*Information shown*:
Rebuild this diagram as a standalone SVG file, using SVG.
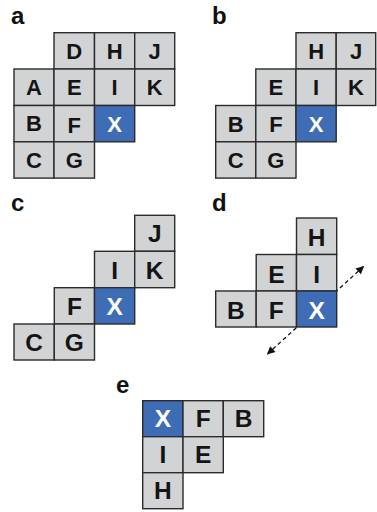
<svg xmlns="http://www.w3.org/2000/svg" width="377" height="512" viewBox="0 0 377 512">
<style>
.lbl{font-family:"Liberation Sans",Arial,sans-serif;font-weight:bold;font-size:24px;fill:#111}
.c rect{fill:#d1d3d4;stroke:#2b2b2b;stroke-width:1.4}
.c.x rect{fill:#3e6db5}
.c text{font-family:"Liberation Sans",Arial,sans-serif;font-weight:bold;font-size:22px;fill:#141414;text-anchor:middle}
.big text{font-size:24.5px}
.c.x text{fill:#fff}
.conn{stroke:#111;stroke-width:1.3;stroke-dasharray:4 3;fill:none}
</style>
<defs>
<marker id="ah" viewBox="0 0 10 10" refX="9" refY="5" markerWidth="9" markerHeight="8" markerUnits="userSpaceOnUse" orient="auto-start-reverse">
<path d="M0,0 L10,5 L0,10 z" fill="#111"/>
</marker>
</defs>
<g id="labels">
<text class="lbl" x="11" y="24">a</text>
<text class="lbl" x="212" y="24">b</text>
<text class="lbl" x="11" y="210.5">c</text>
<text class="lbl" x="212" y="210.5">d</text>
<text class="lbl" x="116" y="392.5">e</text>
</g>
<g id="connectors">
<line class="conn" x1="267.5" y1="354" x2="363.5" y2="266.5" marker-start="url(#ah)" marker-end="url(#ah)"/>
</g>
<g id="panel-a">
<g id="a-D" class="c"><rect x="54" y="32.7" width="40.5" height="36.3"/><text x="74.25" y="58.8">D</text></g>
<g id="a-H" class="c"><rect x="94.5" y="32.7" width="40.2" height="36.3"/><text x="114.6" y="58.8">H</text></g>
<g id="a-J" class="c"><rect x="134.7" y="32.7" width="40" height="36.3"/><text x="154.7" y="58.8">J</text></g>
<g id="a-A" class="c"><rect x="14" y="69" width="40" height="36.5"/><text x="34" y="95.1">A</text></g>
<g id="a-E" class="c"><rect x="54" y="69" width="40.5" height="36.5"/><text x="74.25" y="95.1">E</text></g>
<g id="a-I" class="c"><rect x="94.5" y="69" width="40.2" height="36.5"/><text x="114.6" y="95.1">I</text></g>
<g id="a-K" class="c"><rect x="134.7" y="69" width="40" height="36.5"/><text x="154.7" y="95.1">K</text></g>
<g id="a-B" class="c"><rect x="14" y="105.5" width="40" height="36.3"/><text x="34" y="131.3">B</text></g>
<g id="a-F" class="c"><rect x="54" y="105.5" width="40.5" height="36.3"/><text x="74.25" y="133">F</text></g>
<g id="a-X" class="c x"><rect x="94.5" y="105.5" width="40.2" height="36.3"/><text x="114.6" y="131.5">X</text></g>
<g id="a-C" class="c"><rect x="14" y="141.8" width="40" height="36.3"/><text x="34" y="167.8">C</text></g>
<g id="a-G" class="c"><rect x="54" y="141.8" width="40.5" height="36.3"/><text x="74.25" y="167.8">G</text></g>
</g>
<g id="panel-b">
<g id="b-H" class="c"><rect x="296" y="32.7" width="40.2" height="36.3"/><text x="316.1" y="58.8">H</text></g>
<g id="b-J" class="c"><rect x="336.2" y="32.7" width="39.5" height="36.3"/><text x="356" y="58.8">J</text></g>
<g id="b-E" class="c"><rect x="255.8" y="69" width="40.2" height="36.5"/><text x="275.9" y="95.1">E</text></g>
<g id="b-I" class="c"><rect x="296" y="69" width="40.2" height="36.5"/><text x="316.1" y="95.1">I</text></g>
<g id="b-K" class="c"><rect x="336.2" y="69" width="39.5" height="36.5"/><text x="356" y="95.1">K</text></g>
<g id="b-B" class="c"><rect x="215.7" y="105.5" width="40.1" height="36.3"/><text x="235.75" y="131.5">B</text></g>
<g id="b-F" class="c"><rect x="255.8" y="105.5" width="40.2" height="36.3"/><text x="275.9" y="131.5">F</text></g>
<g id="b-X" class="c x"><rect x="296" y="105.5" width="40.2" height="36.3"/><text x="316.1" y="131.5">X</text></g>
<g id="b-C" class="c"><rect x="215.7" y="141.8" width="40.1" height="36.3"/><text x="235.75" y="167.8">C</text></g>
<g id="b-G" class="c"><rect x="255.8" y="141.8" width="40.2" height="36.3"/><text x="275.9" y="167.8">G</text></g>
</g>
<g id="panel-c" class="big">
<g id="c-J" class="c"><rect x="134.7" y="215.3" width="40" height="36"/><text x="154.7" y="242.3">J</text></g>
<g id="c-I" class="c"><rect x="94.5" y="251.3" width="40.2" height="36.4"/><text x="114.6" y="278.5">I</text></g>
<g id="c-K" class="c"><rect x="134.7" y="251.3" width="40" height="36.4"/><text x="154.7" y="278.5">K</text></g>
<g id="c-F" class="c"><rect x="54.3" y="287.7" width="40.2" height="36.3"/><text x="74.4" y="314.8">F</text></g>
<g id="c-X" class="c x"><rect x="94.5" y="287.7" width="40.2" height="36.3"/><text x="114.6" y="314.8">X</text></g>
<g id="c-C" class="c"><rect x="14" y="324" width="40.3" height="36"/><text x="34.15" y="351">C</text></g>
<g id="c-G" class="c"><rect x="54.3" y="324" width="40.2" height="36"/><text x="74.4" y="351">G</text></g>
</g>
<g id="panel-d" class="big">
<g id="d-H" class="c"><rect x="296.5" y="218" width="40.2" height="36.5"/><text x="316.6" y="246">H</text></g>
<g id="d-E" class="c"><rect x="256.2" y="254.5" width="40.3" height="36.5"/><text x="276.35" y="282.5">E</text></g>
<g id="d-I" class="c"><rect x="296.5" y="254.5" width="40.2" height="36.5"/><text x="316.6" y="282.5">I</text></g>
<g id="d-B" class="c"><rect x="215.7" y="291" width="40.5" height="36"/><text x="235.95" y="319">B</text></g>
<g id="d-F" class="c"><rect x="256.2" y="291" width="40.3" height="36"/><text x="276.35" y="319">F</text></g>
<g id="d-X" class="c x"><rect x="296.5" y="291" width="40.2" height="36"/><text x="316.6" y="319">X</text></g>
</g>
<g id="panel-e" class="big">
<g id="e-X" class="c x"><rect x="142.7" y="400.7" width="40.3" height="36"/><text x="162.85" y="426.8">X</text></g>
<g id="e-F" class="c"><rect x="183" y="400.7" width="40.3" height="36"/><text x="203.15" y="426.8">F</text></g>
<g id="e-B" class="c"><rect x="223.3" y="400.7" width="40.4" height="36"/><text x="243.5" y="426.8">B</text></g>
<g id="e-I" class="c"><rect x="142.7" y="436.7" width="40.3" height="36"/><text x="162.85" y="462.8">I</text></g>
<g id="e-E" class="c"><rect x="183" y="436.7" width="40.3" height="36"/><text x="203.15" y="462.8">E</text></g>
<g id="e-H" class="c"><rect x="142.7" y="472.7" width="40.3" height="36"/><text x="162.85" y="498.8">H</text></g>
</g>
</svg>
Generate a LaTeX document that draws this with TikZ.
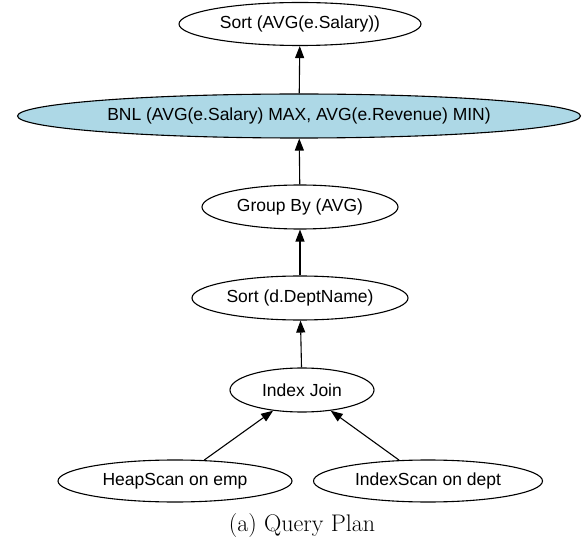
\documentclass[tikz,border=0pt]{standalone}
\usepackage{fontspec}
\newfontfamily\graphfont{Liberation Sans}
\usetikzlibrary{arrows.meta,shapes.geometric}

\tikzset{
  op/.style={ellipse, draw=black, line width=1.1pt, inner sep=0pt,
    font=\graphfont\fontsize{17.5}{21}\selectfont},
  arr/.style={line width=1.1pt, -{Triangle[length=12pt,width=9pt]}},
}
\definecolor{lightblue}{HTML}{ADD8E6}

\begin{document}
\begin{tikzpicture}[x=1pt,y=-1pt]
  \useasboundingbox (0,0) rectangle (584,540);

  % operator nodes of the plan, top to bottom
  \node[op, minimum width=242pt, minimum height=43pt] (sorttop) at (300,24) {Sort (AVG(e.Salary))};
  \node[op, fill=lightblue, minimum width=563pt, minimum height=44pt] (bnl) at (299,116) {BNL (AVG(e.Salary) MAX, AVG(e.Revenue) MIN)};
  \node[op, minimum width=196pt, minimum height=44pt] (group) at (300,207) {Group By (AVG)};
  \node[op, minimum width=216pt, minimum height=44pt] (sortd) at (300,298) {Sort (d.DeptName)};
  \node[op, minimum width=144pt, minimum height=44pt] (join) at (302,390) {Index Join};
  \node[op, minimum width=234pt, minimum height=42pt] (heap) at (175,481) {HeapScan on emp};
  \node[op, minimum width=229pt, minimum height=42pt] (iscan) at (428,481) {IndexScan on dept};

  % data flows upward
  \draw[arr] (heap) -- (join);
  \draw[arr] (iscan) -- (join);
  \draw[arr] (join) -- (sortd);
  \draw[arr] (sortd) -- (group);
  \draw[arr] (group) -- (bnl);
  \draw[arr] (bnl) -- (sorttop);

  % caption
  \node[font=\fontsize{24}{28}\selectfont, anchor=base] (cap) at (302,531) {(a) Query Plan};
\end{tikzpicture}
\end{document}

*Direction*:
Print exactly what appears from the line holding "Generate a LaTeX" down to the line holding "minimum width=229pt, minimum", both ends kept, leaving out the pictures.

*Problem solution*:
Generate a LaTeX document that draws this with TikZ.
\documentclass[tikz,border=0pt]{standalone}
\usepackage{fontspec}
\newfontfamily\graphfont{Liberation Sans}
\usetikzlibrary{arrows.meta,shapes.geometric}

\tikzset{
  op/.style={ellipse, draw=black, line width=1.1pt, inner sep=0pt,
    font=\graphfont\fontsize{17.5}{21}\selectfont},
  arr/.style={line width=1.1pt, -{Triangle[length=12pt,width=9pt]}},
}
\definecolor{lightblue}{HTML}{ADD8E6}

\begin{document}
\begin{tikzpicture}[x=1pt,y=-1pt]
  \useasboundingbox (0,0) rectangle (584,540);

  % operator nodes of the plan, top to bottom
  \node[op, minimum width=242pt, minimum height=43pt] (sorttop) at (300,24) {Sort (AVG(e.Salary))};
  \node[op, fill=lightblue, minimum width=563pt, minimum height=44pt] (bnl) at (299,116) {BNL (AVG(e.Salary) MAX, AVG(e.Revenue) MIN)};
  \node[op, minimum width=196pt, minimum height=44pt] (group) at (300,207) {Group By (AVG)};
  \node[op, minimum width=216pt, minimum height=44pt] (sortd) at (300,298) {Sort (d.DeptName)};
  \node[op, minimum width=144pt, minimum height=44pt] (join) at (302,390) {Index Join};
  \node[op, minimum width=234pt, minimum height=42pt] (heap) at (175,481) {HeapScan on emp};
  \node[op, minimum width=229pt, minimum height=42pt] (iscan) at (428,481) {IndexScan on dept};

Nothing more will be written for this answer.